In other words, the height and the number of semiconductor layers of the light-emitting element 3B (first light-emitting element) are different from those of the light-emitting element 3G (second light-emitting element) in the direction perpendicular to the main surface S1 of the substrate 21. More specifically, the height between the anode electrode 32B of the light-emitting element 3B and the high resistance layer 38 is different from that between the anode electrode 32G of the light-emitting element 3G and the high resistance layer 38 in the direction perpendicular to the main surface S1 of the substrate 21.

FIG. 8 is a circuit diagram of the pixel circuit according to the third embodiment. As illustrated in FIG. 8, the light-emitting elements 3B and 3G are coupled to the common pixel circuit PICA. The configuration of the pixel circuit PICA is the same as that described above with reference to FIG. 3. The light-emitting elements 3B and 3G according to the present embodiment are coupled to the common drive transistor DRT via switch elements SW-B and SW-G, respectively.

The switch elements SW-B and SW-G operate such that their on/off states are reversed. In a period when one of the light-emitting elements 3B and 3G is coupled to the drive transistor DRT (emission period), the other of the light-emitting elements 3B and 3G is not coupled to the drive transistor DRT (non-emission period). Therefore, the light-emitting elements 3B and 3G are driven in a time division manner by the common pixel circuit PICA.

In the configuration according to the third embodiment, two light-emitting elements 3G and 3B are adjacently formed, and one sub-pixel 49 includes two light-emitting elements 3G and 3B and one pixel circuit PICA. This configuration can reduce the area of the pixels PIX and achieve high-definition display. This configuration can also reduce the number of various transistors and various wiring formed on the array substrate 2.

While exemplary embodiments according to the present invention have been described, the embodiments are not intended to limit the invention.

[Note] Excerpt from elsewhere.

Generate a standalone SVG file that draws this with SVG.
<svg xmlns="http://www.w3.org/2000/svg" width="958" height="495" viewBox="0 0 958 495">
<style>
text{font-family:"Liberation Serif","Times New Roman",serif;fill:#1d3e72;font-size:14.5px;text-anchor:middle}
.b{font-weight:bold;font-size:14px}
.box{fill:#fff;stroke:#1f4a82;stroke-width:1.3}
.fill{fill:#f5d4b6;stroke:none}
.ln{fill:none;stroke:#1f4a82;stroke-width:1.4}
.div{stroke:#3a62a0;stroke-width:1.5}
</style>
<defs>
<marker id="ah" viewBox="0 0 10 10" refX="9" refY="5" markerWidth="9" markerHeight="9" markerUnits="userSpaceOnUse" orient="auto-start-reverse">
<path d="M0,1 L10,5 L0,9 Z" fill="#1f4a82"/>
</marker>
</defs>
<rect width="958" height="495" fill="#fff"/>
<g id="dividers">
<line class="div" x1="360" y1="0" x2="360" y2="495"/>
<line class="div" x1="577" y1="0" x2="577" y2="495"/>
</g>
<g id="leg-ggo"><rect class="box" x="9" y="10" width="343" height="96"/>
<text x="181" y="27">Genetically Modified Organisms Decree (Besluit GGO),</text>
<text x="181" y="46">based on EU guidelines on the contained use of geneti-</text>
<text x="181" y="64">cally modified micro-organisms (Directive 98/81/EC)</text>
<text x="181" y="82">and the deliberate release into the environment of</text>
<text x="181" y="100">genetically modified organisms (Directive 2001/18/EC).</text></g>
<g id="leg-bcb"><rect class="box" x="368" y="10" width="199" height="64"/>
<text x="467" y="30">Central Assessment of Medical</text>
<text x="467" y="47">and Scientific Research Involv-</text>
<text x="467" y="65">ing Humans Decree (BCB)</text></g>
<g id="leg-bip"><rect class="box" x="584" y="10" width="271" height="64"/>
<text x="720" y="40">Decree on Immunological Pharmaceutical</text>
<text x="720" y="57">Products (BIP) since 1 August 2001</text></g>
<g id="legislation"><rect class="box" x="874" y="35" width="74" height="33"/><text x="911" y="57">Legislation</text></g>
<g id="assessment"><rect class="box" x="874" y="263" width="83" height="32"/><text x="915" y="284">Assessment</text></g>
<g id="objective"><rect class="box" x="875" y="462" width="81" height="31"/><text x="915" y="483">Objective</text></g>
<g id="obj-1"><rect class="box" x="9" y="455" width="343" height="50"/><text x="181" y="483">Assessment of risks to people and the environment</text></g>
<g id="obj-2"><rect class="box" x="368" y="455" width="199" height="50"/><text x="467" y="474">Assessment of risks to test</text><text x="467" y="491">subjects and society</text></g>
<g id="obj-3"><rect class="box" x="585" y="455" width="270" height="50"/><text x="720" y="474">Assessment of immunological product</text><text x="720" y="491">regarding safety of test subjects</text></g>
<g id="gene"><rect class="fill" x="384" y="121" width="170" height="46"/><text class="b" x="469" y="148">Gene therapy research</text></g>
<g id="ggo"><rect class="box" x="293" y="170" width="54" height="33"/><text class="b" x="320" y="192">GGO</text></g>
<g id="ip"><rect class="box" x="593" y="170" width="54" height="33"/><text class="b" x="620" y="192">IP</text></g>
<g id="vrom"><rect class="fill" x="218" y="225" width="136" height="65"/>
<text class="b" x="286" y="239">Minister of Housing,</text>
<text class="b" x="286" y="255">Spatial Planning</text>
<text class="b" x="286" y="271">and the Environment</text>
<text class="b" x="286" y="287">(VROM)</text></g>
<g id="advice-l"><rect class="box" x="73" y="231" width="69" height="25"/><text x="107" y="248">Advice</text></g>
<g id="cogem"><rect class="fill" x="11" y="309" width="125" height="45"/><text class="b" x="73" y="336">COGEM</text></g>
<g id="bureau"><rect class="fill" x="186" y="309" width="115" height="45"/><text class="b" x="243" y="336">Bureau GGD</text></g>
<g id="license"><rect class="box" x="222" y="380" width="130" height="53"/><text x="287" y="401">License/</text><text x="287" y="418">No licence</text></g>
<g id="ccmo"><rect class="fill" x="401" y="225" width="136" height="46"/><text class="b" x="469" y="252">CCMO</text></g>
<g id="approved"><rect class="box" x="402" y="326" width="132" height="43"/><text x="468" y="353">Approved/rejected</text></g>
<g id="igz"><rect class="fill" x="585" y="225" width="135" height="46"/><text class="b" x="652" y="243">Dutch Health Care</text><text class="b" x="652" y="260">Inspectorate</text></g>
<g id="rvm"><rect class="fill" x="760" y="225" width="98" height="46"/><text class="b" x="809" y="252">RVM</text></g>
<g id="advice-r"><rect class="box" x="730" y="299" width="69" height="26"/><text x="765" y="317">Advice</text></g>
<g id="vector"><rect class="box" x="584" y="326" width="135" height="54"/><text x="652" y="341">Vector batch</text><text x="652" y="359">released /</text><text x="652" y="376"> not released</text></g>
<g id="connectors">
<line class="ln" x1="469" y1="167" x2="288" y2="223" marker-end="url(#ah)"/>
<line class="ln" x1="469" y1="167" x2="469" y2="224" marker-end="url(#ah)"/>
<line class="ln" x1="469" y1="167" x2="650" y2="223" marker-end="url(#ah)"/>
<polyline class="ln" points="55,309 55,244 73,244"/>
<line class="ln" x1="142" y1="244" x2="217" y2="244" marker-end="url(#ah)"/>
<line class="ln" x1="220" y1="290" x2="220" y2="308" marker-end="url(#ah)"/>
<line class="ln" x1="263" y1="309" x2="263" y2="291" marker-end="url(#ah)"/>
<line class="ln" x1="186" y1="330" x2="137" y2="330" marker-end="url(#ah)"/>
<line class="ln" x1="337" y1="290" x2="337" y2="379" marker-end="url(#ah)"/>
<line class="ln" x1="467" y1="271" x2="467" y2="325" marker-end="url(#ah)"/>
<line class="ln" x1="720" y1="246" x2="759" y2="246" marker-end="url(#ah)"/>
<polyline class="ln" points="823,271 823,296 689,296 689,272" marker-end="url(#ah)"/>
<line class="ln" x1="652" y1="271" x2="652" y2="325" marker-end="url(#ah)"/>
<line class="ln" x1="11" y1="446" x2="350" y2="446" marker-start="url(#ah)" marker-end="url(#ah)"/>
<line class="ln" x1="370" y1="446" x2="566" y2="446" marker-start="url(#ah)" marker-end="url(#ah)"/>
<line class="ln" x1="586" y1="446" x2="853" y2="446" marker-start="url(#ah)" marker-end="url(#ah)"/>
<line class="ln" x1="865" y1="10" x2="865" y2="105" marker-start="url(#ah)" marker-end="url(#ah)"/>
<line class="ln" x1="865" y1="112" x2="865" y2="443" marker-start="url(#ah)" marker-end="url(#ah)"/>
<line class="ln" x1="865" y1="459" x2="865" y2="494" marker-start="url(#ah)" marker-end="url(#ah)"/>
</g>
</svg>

The contents disclosed in the embodiments are given by way of example only, and various modifications may be made without departing from the spirit of the present invention. Appropriate modifications made without departing from the spirit of the present invention naturally fall within the technical scope of the invention. At least one of various omissions, substitutions, and modifications of the components may be made without departing from the gist of the embodiments above and the modifications thereof.

Claims

1. A display device comprising:

a substrate;

a heat dissipation layer provided to a main surface of the substrate and including aluminum nitride;

a plurality of light-emitting elements provided on the heat dissipation layer on the main surface of the substrate;

an insulating film covering the heat dissipation layer; and

cathode wiring provided on the insulating film in a peripheral region outside a display region of the substrate and electrically coupled to a cathode of the light-emitting elements, wherein

the heat dissipation layer is continuously provided from a region overlapping the light-emitting elements to the peripheral region, and

the insulating film has a contact hole overlapping the cathode wiring and the heat dissipation layer in plan view from a direction perpendicular to the main surface of the substrate.

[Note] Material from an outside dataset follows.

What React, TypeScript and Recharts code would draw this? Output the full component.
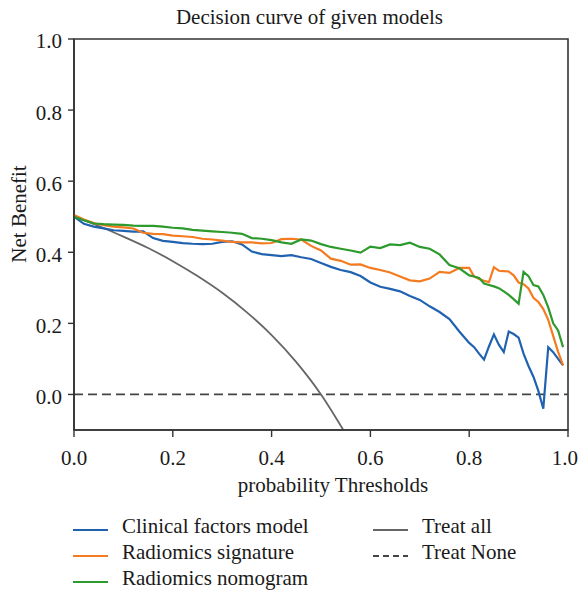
import React from 'react';
import { LineChart, Line, XAxis, YAxis, ReferenceLine, ReferenceArea } from 'recharts';

const FONT = '"Liberation Serif", "DejaVu Serif", serif';

const thresholds = [
  0, 0.02, 0.04, 0.06, 0.08, 0.1, 0.12, 0.14, 0.16, 0.18,
  0.2, 0.22, 0.24, 0.26, 0.28, 0.3, 0.32, 0.34, 0.36, 0.38,
  0.4, 0.42, 0.44, 0.46, 0.48, 0.5, 0.52, 0.54, 0.56, 0.58,
  0.6, 0.62, 0.64, 0.66, 0.68, 0.7, 0.72, 0.74, 0.76, 0.78,
  0.8, 0.81, 0.82, 0.83, 0.84, 0.85, 0.86, 0.87, 0.88, 0.89,
  0.9, 0.91, 0.92, 0.93, 0.94, 0.95, 0.96, 0.97, 0.98, 0.99,
];

const clinicalModel = [
  0.5, 0.48, 0.472, 0.467, 0.462, 0.46, 0.458, 0.459, 0.44, 0.432,
  0.429, 0.426, 0.424, 0.423, 0.424, 0.429, 0.431, 0.422, 0.402, 0.395,
  0.392, 0.389, 0.392, 0.386, 0.381, 0.37, 0.359, 0.35, 0.344, 0.333,
  0.315, 0.303, 0.297, 0.29, 0.277, 0.266, 0.248, 0.232, 0.212, 0.177,
  0.145, 0.133, 0.115, 0.098, 0.135, 0.169, 0.14, 0.119, 0.177, 0.17,
  0.16, 0.115, 0.08, 0.05, 0.01, -0.04, 0.133, 0.119, 0.1, 0.082,
];

const radiomicsSignature = [
  0.505, 0.492, 0.482, 0.476, 0.472, 0.47, 0.467, 0.455, 0.452, 0.451,
  0.447, 0.445, 0.443, 0.438, 0.436, 0.433, 0.429, 0.428, 0.428, 0.425,
  0.426, 0.437, 0.438, 0.436, 0.418, 0.405, 0.382, 0.376, 0.365, 0.366,
  0.356, 0.35, 0.343, 0.332, 0.321, 0.318, 0.326, 0.345, 0.342, 0.356,
  0.356, 0.332, 0.325, 0.32, 0.316, 0.358, 0.348, 0.347, 0.346, 0.335,
  0.315, 0.31, 0.298, 0.272, 0.26, 0.24, 0.21, 0.165, 0.12, 0.082,
];

const radiomicsNomogram = [
  0.5, 0.49, 0.481, 0.479, 0.478, 0.477, 0.475, 0.474, 0.474, 0.472,
  0.469, 0.467, 0.463, 0.461, 0.459, 0.457, 0.455, 0.452, 0.44, 0.438,
  0.434, 0.428, 0.424, 0.436, 0.433, 0.423, 0.415, 0.41, 0.405, 0.399,
  0.416, 0.412, 0.422, 0.42, 0.427, 0.415, 0.41, 0.394, 0.364, 0.355,
  0.335, 0.332, 0.328, 0.312, 0.308, 0.304, 0.299, 0.29, 0.28, 0.268,
  0.255, 0.345, 0.333, 0.308, 0.304, 0.28, 0.245, 0.2, 0.18, 0.133,
];

const treatAllThresholds = [0, 0.05, 0.1, 0.15, 0.2, 0.25, 0.3, 0.35, 0.4, 0.45, 0.5, 0.55];
const treatAllValues = [0.5, 0.474, 0.444, 0.412, 0.375, 0.333, 0.286, 0.231, 0.167, 0.091, 0.0, -0.111];

const xTicks = [0, 0.2, 0.4, 0.6, 0.8, 1.0];
const yTicks = [0, 0.2, 0.4, 0.6, 0.8, 1.0];

const COLORS = {
  clinical: '#2062b0',
  signature: '#f47b20',
  nomogram: '#2c9a2c',
  treatAll: '#666666',
  treatNone: '#444444',
  axis: '#333333',
  text: '#1a1a1a',
};

const data = thresholds.map((t, i) => ({
  t,
  clinical: clinicalModel[i],
  signature: radiomicsSignature[i],
  nomogram: radiomicsNomogram[i],
}));

const treatAllData = treatAllThresholds.map((t, i) => ({ t, v: treatAllValues[i] }));

const legendLeft = [
  { label: 'Clinical factors model', color: COLORS.clinical, dash: undefined },
  { label: 'Radiomics signature', color: COLORS.signature, dash: undefined },
  { label: 'Radiomics nomogram', color: COLORS.nomogram, dash: undefined },
];
const legendRight = [
  { label: 'Treat all', color: COLORS.treatAll, dash: undefined },
  { label: 'Treat None', color: COLORS.treatNone, dash: '6 4' },
];

function LegendItem({ item, lineX, textX, baseline }: any) {
  return (
    <>
      <svg style={{ position: 'absolute', left: lineX, top: baseline - 8, overflow: 'visible' }} width={36} height={8}>
        <line x1={0} y1={4} x2={35} y2={4} stroke={item.color} strokeWidth={1.8} strokeDasharray={item.dash} />
      </svg>
      <div
        style={{
          position: 'absolute',
          left: textX,
          top: baseline - 17.6,
          fontSize: 21,
          lineHeight: '21px',
          whiteSpace: 'nowrap',
          color: COLORS.text,
        }}
      >
        {item.label}
      </div>
    </>
  );
}

function XTick(props: any) {
  const { x, y, payload } = props;
  const last = payload.value >= 1;
  return (
    <text
      x={last ? x + 10 : x}
      y={y}
      dy="0.71em"
      textAnchor={last ? 'end' : 'middle'}
      fontSize={21}
      fill={COLORS.text}
      fontFamily={FONT}
    >
      {Number(payload.value).toFixed(1)}
    </text>
  );
}

export default function App() {
  const baselines = [534, 560, 586];
  return (
    <div style={{ position: 'absolute', left: 0, top: 0, width: 579, height: 592, fontFamily: FONT, background: '#fff' }}>
      <div
        style={{
          position: 'absolute',
          left: 0,
          width: 619,
          top: 7.4,
          textAlign: 'center',
          fontSize: 21,
          lineHeight: '21px',
          color: COLORS.text,
          whiteSpace: 'nowrap',
        }}
      >
        Decision curve of given models
      </div>
      <LineChart
        width={579}
        height={592}
        data={data}
        margin={{ top: 39, right: 11, left: 0, bottom: 102 }}
        style={{ fontFamily: FONT }}
      >
        <XAxis
          dataKey="t"
          type="number"
          domain={[0, 1]}
          ticks={xTicks}
          tickSize={7}
          tickMargin={13}
          height={60}
          axisLine={{ stroke: COLORS.axis, strokeWidth: 1.6 }}
          tickLine={{ stroke: COLORS.axis, strokeWidth: 1.4 }}
          tick={XTick}
          interval={0}
          label={(p: any) => {
            const vb = p.viewBox || {};
            const cx = (vb.x ?? 74) + (vb.width ?? 494) / 2 + 12;
            return (
              <text x={cx} y={492} textAnchor="middle" fontSize={21} fill={COLORS.text} fontFamily={FONT}>
                probability Thresholds
              </text>
            );
          }}
        />
        <YAxis
          type="number"
          domain={[-0.1, 1]}
          allowDataOverflow
          ticks={yTicks}
          tickFormatter={(v: number) => v.toFixed(1)}
          width={74}
          tickSize={6}
          tickMargin={6}
          axisLine={{ stroke: COLORS.axis, strokeWidth: 1.6 }}
          tickLine={{ stroke: COLORS.axis, strokeWidth: 1.4 }}
          tick={{ fill: COLORS.text, fontSize: 21, fontFamily: FONT, dy: 2 }}
          interval={0}
          label={() => (
            <text
              x={26}
              y={214}
              transform="rotate(-90 26 214)"
              textAnchor="middle"
              fontSize={21}
              fill={COLORS.text}
              fontFamily={FONT}
            >
              Net Benefit
            </text>
          )}
        />
        <ReferenceArea x1={0} x2={1} y1={-0.1} y2={1} fill="none" fillOpacity={0} stroke={COLORS.axis} strokeWidth={1.6} />
        <ReferenceLine y={0} stroke={COLORS.treatNone} strokeWidth={1.8} strokeDasharray="9 5" />
        <Line
          data={treatAllData}
          dataKey="v"
          type="monotone"
          stroke={COLORS.treatAll}
          strokeWidth={1.8}
          dot={false}
          isAnimationActive={false}
          name="Treat all"
        />
        <Line dataKey="clinical" type="linear" stroke={COLORS.clinical} strokeWidth={2.2} dot={false} isAnimationActive={false} name="Clinical factors model" />
        <Line dataKey="signature" type="linear" stroke={COLORS.signature} strokeWidth={2.2} dot={false} isAnimationActive={false} name="Radiomics signature" />
        <Line dataKey="nomogram" type="linear" stroke={COLORS.nomogram} strokeWidth={2.2} dot={false} isAnimationActive={false} name="Radiomics nomogram" />
      </LineChart>
      {legendLeft.map((item, i) => (
        <LegendItem key={item.label} item={item} lineX={73} textX={122} baseline={baselines[i]} />
      ))}
      {legendRight.map((item, i) => (
        <LegendItem key={item.label} item={item} lineX={373} textX={422} baseline={baselines[i]} />
      ))}
    </div>
  );
}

2. The display device according to claim 1, wherein the light-emitting elements are provided in direct contact with the heat dissipation layer and each comprise a high resistance layer, an n-type cladding layer, an active layer, and a p-type cladding layer stacked in order on the heat dissipation layer.

3. The display device according to claim 2, wherein the light-emitting elements each comprise a tunnel junction layer stacked on the p-type cladding layer.

4. The display device according to claim 1, further comprising:

a plurality of transistors provided on the heat dissipation layer on the main surface of the substrate, wherein

the heat dissipation layer is continuously provided in a region overlapping the light-emitting elements and the transistors in the display region, and

the insulating film covers the transistors.

5. The display device according to claim 4, further comprising:

a gate insulating film provided between a semiconductor layer and a gate electrode of the transistors; and

an element insulating film provided covering a periphery of an upper surface and a side surface of the light-emitting elements, wherein

the gate insulating film and the element insulating film are integrally and continuously formed using common material.

6. The display device according to claim 1, wherein

the light-emitting elements each comprise a first light-emitting element and a second light-emitting element adjacent to the first light-emitting element,

the first light-emitting element and the second light-emitting element are formed on a common high resistance layer provided in direct contact with the heat dissipation layer, and

the height between an anode electrode of the first light-emitting element and the high resistance layer is different from the height between an anode electrode of the second light-emitting element and the high resistance layer in the direction perpendicular to the main surface of the substrate.

7. The display device according to claim 6, wherein the first light-emitting element and the second light-emitting element are coupled to a common transistor via a switch element.

8. The display device according to claim 1, wherein thermal conductivity of the heat dissipation layer is higher than thermal conductivity of the substrate.

9. The display device according to claim 1, wherein the substrate is a glass substrate.